- WHAT THIS TASK INVOLVES
Omit any picture, and return the remaining data exactly as written.

*** SUPPLIED DATA ***

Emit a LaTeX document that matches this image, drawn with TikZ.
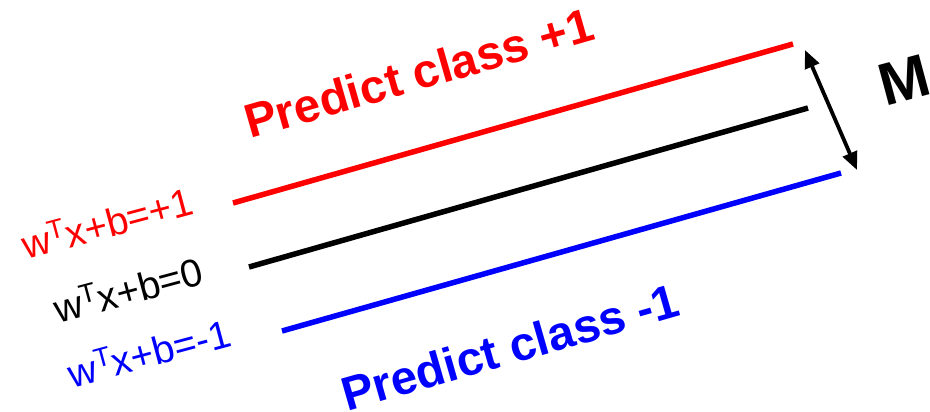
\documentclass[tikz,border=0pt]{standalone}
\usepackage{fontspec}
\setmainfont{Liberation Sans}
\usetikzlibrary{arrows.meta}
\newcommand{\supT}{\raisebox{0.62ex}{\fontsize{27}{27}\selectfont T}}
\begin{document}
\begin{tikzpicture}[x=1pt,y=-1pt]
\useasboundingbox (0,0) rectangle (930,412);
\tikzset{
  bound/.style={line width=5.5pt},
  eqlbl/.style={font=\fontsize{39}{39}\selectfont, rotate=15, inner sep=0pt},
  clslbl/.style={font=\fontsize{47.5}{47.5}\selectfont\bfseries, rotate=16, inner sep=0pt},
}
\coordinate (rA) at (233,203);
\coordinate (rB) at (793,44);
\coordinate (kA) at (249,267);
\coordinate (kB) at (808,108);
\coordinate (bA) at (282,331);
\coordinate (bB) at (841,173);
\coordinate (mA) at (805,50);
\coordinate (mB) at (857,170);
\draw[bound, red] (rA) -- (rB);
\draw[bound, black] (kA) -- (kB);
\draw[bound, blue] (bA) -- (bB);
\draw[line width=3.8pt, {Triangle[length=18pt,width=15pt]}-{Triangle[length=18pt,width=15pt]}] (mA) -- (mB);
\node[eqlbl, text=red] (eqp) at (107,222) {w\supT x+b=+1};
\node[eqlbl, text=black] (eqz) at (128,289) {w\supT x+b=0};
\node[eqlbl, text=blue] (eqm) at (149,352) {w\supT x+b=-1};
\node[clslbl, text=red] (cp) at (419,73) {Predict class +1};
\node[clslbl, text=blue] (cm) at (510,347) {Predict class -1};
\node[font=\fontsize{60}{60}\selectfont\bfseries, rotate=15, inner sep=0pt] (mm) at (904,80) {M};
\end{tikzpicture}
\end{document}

***

- TASK RESPONSE
Emit a LaTeX document that matches this image, drawn with TikZ.
\documentclass[tikz,border=0pt]{standalone}
\usepackage{fontspec}
\setmainfont{Liberation Sans}
\usetikzlibrary{arrows.meta}
\newcommand{\supT}{\raisebox{0.62ex}{\fontsize{27}{27}\selectfont T}}
\begin{document}
\begin{tikzpicture}[x=1pt,y=-1pt]
\useasboundingbox (0,0) rectangle (930,412);
\tikzset{
  bound/.style={line width=5.5pt},
  eqlbl/.style={font=\fontsize{39}{39}\selectfont, rotate=15, inner sep=0pt},
  clslbl/.style={font=\fontsize{47.5}{47.5}\selectfont\bfseries, rotate=16, inner sep=0pt},
}
\coordinate (rA) at (233,203);
\coordinate (rB) at (793,44);
\coordinate (kA) at (249,267);
\coordinate (kB) at (808,108);
\coordinate (bA) at (282,331);
\coordinate (bB) at (841,173);
\coordinate (mA) at (805,50);
\coordinate (mB) at (857,170);
\draw[bound, red] (rA) -- (rB);
\draw[bound, black] (kA) -- (kB);
\draw[bound, blue] (bA) -- (bB);
\draw[line width=3.8pt, {Triangle[length=18pt,width=15pt]}-{Triangle[length=18pt,width=15pt]}] (mA) -- (mB);
\node[eqlbl, text=red] (eqp) at (107,222) {w\supT x+b=+1};
\node[eqlbl, text=black] (eqz) at (128,289) {w\supT x+b=0};
\node[eqlbl, text=blue] (eqm) at (149,352) {w\supT x+b=-1};
\node[clslbl, text=red] (cp) at (419,73) {Predict class +1};
\node[clslbl, text=blue] (cm) at (510,347) {Predict class -1};
\node[font=\fontsize{60}{60}\selectfont\bfseries, rotate=15, inner sep=0pt] (mm) at (904,80) {M};
\end{tikzpicture}
\end{document}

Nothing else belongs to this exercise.